Efterforskningen (The Investigation) adlı Danimarka yapımı dizi, kaybolan İsveçli bir gazetecinin, Kim Wall'ın cinayet soruşturmasını kapsıyor. Ben izlerken farkında değildim ancak dizi gerçek bir olayı, gerçekten Kim Wall cinayetini anlatıyor. Dizinin posterinde tepede yazdığı halde bu bilgiyi görmeden izlemeye başlamışım. 6 bölümden oluşan kısa bir dizi, 50 dakika gibi her bölümün süresi. Yemek yerken bi şey izlemek zorunda olduğum için soğuk diyar polisiyelerini mecburen keşfetmiş oluyorum ancak uzun dizilerden de nefret ettiğim için, böyle dizileri seçiyorum.
Kısaca bahsedeyim ve spoiler vermeyim. Ancak dizi, bildiğiniz tüm polisiye dizilerde, filmlerde hatta romanlarda yani kısaca tüm kurgularda görmeye alıştığımız, görmediğimizin olmadığı iki unsuru asla göstermiyor. Katil ve maktul. İlk bölümde görmediğimi çok geç fark ettiğim halde bir süre sonra yokluğunu hissetmesem de arada ifadeleri gündeme geldiğinde göreceğiz sanırım dediğim katili asla görmüyoruz. Adını duymuyoruz. Maktulün de öyle, bir fotoğrafları dahi gösterilmiyor. Ancak Kim Wall'ı ismen duyuyoruz.
Cinayet de oldukça garip bir yerde, gerçekten dikkat çekici biçimde işleniyor. Bir denizaltında.
Gerçek bir hikayeden uyarlandığını da dikkate aldığımızda bazı şeylerin ekranda asla gösterilmeme sebebini de anlıyoruz.
Öldürülen Kim Wall, genç bir gazeteci. Dikkat çeken bir eğitim hayatı olmuş, dünyada gitmediği yer kalmamış, Çin'e taşınmak üzereyken öldürülüyor ve öldürüldüğü yer de onu katleden de oldukça ilginç. Diziyi izledikten sonra merak edip bakacağınızı düşündüğüm için yazmıyorum; izlemeyecek olanlar için de bu bilginin bir manası yok. Ancak kesinlikle bilinmezlerle örülü bir hikaye. Mesleği nedeniyle iki ismin de tesadüfen bir araya gelmesi ve dizideki açıklamalardan ibaret bir cinayet nedeni olacağına insan inanamıyor. Sanırım, finalde birkaç cevap bulunabilmesi adına işaret edilen bir noktanın varlığı da bu soru işaretini izleyenlerde uyandırmak.

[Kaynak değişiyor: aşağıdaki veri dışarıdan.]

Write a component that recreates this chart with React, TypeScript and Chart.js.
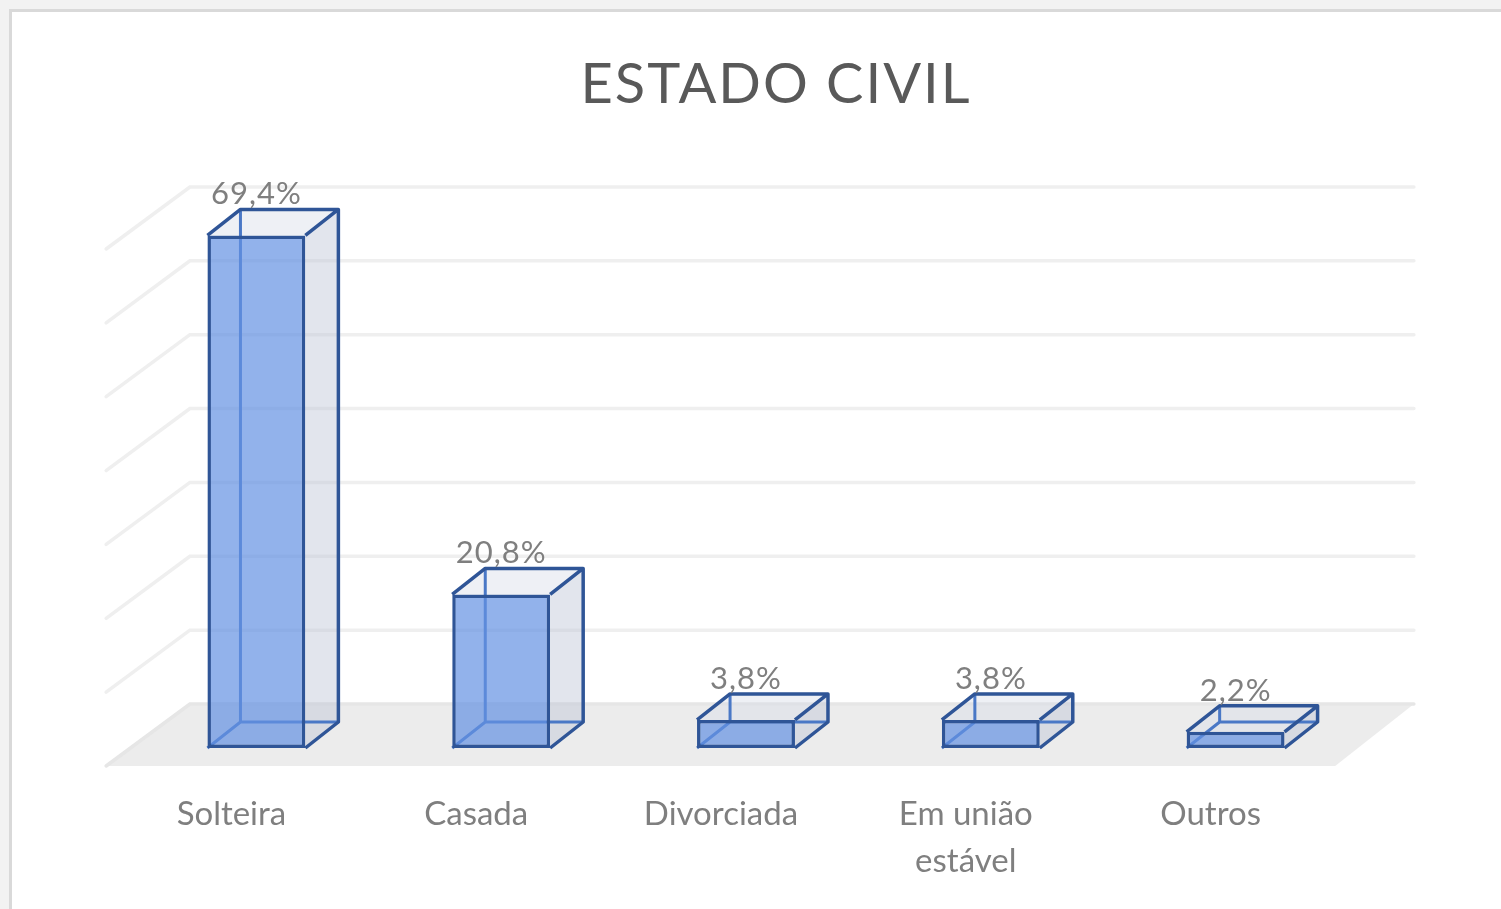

Oldukça acı bir hikaye, korkunç ve vahşice işlenmiş bir cinayet ve tam anlamıyla gerçeği yüzeye çıkarmaya çalışmanın hikayesi.

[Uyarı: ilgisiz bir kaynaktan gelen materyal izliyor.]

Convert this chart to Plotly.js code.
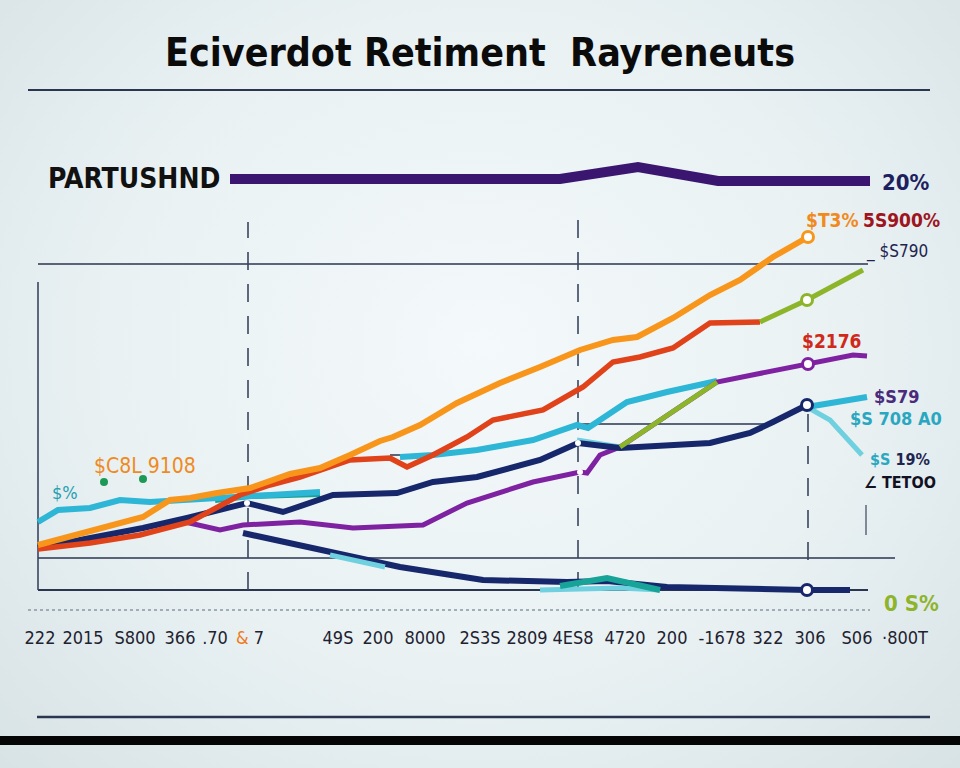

Son olarak oyuncular çok tanıdık; muhteşem oyunculukla durağan gider gibi görünebilecek ya da sık sık çıkmazlara girerek izleyeni ekrandan koparabilecek bir hikayede izlediğim 40-50 dakika cidden akıp geçti. Bron, Forbrydelsen gibi İsveç ve Danimarka polisiyelerini izleyenler hatırlayacaktır oyuncuları. Sade, normal, estetiğe boğulmamış oyuncularla, kıyafetleri ya da beden ölçüleri konuşulmayan yapımları çok seviyorum; ekranda normal insanlar, bir cinayeti aydınlatmaya çalışıyor.